EXERCISE INSTRUCTIONS =>
How many of the lines contain the string "React"? Give the number, with no other words.

===== SUPPLIED DATA

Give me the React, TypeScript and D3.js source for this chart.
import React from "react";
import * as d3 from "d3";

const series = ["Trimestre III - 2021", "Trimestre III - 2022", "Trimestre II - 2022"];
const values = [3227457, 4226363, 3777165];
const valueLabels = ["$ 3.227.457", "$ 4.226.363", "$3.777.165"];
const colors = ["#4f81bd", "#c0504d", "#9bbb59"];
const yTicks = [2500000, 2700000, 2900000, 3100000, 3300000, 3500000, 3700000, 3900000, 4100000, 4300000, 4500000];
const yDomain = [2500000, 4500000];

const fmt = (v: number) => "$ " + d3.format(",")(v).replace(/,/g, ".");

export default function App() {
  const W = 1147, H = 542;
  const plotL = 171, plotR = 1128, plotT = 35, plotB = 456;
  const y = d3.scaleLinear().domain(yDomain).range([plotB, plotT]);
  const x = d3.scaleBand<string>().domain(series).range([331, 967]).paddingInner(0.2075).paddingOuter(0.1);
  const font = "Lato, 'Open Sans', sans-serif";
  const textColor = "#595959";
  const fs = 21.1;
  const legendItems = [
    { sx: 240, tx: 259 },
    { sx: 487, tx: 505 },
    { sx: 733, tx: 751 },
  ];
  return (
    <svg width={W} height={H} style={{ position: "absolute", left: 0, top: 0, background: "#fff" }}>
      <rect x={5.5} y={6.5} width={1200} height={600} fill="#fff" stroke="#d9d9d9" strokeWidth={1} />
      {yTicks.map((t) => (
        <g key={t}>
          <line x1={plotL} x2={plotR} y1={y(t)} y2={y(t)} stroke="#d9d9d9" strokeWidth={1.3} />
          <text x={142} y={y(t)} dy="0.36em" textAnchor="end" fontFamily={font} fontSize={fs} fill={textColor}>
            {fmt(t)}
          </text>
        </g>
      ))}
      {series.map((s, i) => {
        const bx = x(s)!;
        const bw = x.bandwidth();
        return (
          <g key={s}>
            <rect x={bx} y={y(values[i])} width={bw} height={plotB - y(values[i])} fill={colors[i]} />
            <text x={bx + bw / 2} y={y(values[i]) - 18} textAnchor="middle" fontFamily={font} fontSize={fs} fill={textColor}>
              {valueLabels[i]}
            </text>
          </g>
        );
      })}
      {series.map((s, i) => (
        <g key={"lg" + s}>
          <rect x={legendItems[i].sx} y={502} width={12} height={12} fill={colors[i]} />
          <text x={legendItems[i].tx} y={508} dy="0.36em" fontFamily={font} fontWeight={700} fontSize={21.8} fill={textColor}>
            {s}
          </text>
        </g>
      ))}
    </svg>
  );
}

==========
===== SUPPLIED DATA

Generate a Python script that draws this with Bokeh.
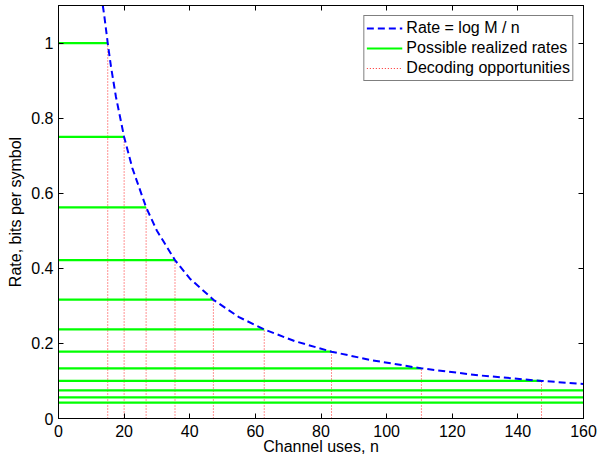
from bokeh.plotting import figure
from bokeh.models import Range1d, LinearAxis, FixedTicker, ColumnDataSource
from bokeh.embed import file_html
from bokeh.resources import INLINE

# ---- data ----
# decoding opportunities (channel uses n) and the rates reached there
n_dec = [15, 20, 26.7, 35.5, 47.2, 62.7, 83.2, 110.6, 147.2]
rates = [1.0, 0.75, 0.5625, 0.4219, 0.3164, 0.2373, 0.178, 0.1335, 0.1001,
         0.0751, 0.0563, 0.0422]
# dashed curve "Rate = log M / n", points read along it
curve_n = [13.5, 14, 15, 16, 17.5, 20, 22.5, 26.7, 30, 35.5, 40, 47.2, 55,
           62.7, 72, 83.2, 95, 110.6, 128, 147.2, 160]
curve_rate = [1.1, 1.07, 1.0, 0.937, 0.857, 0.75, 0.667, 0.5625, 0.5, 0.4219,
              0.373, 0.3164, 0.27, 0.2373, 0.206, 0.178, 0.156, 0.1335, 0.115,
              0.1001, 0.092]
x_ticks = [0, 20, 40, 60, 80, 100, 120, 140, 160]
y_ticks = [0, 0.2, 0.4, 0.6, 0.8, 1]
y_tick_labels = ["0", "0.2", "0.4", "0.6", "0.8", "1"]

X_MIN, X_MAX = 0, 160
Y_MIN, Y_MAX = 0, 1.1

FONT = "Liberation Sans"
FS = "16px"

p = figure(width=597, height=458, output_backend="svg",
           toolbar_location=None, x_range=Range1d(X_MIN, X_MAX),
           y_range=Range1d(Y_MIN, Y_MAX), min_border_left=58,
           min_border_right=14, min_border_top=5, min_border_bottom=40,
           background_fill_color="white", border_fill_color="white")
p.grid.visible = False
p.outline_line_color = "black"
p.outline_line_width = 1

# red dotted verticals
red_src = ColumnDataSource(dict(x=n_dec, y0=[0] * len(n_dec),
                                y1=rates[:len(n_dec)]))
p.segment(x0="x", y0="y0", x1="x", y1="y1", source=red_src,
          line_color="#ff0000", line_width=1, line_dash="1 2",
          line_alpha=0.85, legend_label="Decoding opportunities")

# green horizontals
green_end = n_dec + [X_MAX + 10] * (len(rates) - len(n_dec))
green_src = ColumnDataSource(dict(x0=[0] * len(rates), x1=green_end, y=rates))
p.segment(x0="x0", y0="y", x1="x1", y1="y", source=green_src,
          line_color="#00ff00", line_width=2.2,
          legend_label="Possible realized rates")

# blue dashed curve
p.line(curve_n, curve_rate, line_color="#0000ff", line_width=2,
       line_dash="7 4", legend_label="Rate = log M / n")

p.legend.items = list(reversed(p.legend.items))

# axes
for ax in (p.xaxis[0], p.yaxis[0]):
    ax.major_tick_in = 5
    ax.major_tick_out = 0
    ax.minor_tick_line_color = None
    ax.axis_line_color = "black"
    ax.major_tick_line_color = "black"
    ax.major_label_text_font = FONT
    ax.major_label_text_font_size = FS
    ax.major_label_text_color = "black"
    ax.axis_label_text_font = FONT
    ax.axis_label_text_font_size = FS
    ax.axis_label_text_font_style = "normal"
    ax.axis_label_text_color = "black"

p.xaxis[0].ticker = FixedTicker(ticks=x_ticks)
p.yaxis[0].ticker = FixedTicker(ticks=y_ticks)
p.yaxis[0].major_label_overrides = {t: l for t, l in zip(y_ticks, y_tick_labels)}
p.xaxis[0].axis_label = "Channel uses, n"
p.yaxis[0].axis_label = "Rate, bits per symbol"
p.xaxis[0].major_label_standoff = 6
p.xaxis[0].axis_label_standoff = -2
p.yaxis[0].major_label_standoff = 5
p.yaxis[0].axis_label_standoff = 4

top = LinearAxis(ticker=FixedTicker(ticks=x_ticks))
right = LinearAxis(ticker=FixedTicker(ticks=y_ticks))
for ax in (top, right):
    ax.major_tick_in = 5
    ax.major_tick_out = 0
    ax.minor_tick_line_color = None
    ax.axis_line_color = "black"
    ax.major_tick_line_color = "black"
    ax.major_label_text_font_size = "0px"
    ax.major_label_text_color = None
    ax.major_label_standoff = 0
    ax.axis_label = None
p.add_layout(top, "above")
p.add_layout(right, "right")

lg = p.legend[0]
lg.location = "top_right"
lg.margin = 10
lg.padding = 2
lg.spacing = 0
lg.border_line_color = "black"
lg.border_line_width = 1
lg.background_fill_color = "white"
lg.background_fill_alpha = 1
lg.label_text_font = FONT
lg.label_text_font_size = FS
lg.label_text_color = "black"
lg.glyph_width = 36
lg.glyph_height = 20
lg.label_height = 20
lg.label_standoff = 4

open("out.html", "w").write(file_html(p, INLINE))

==========

TASK OUTPUT =>
2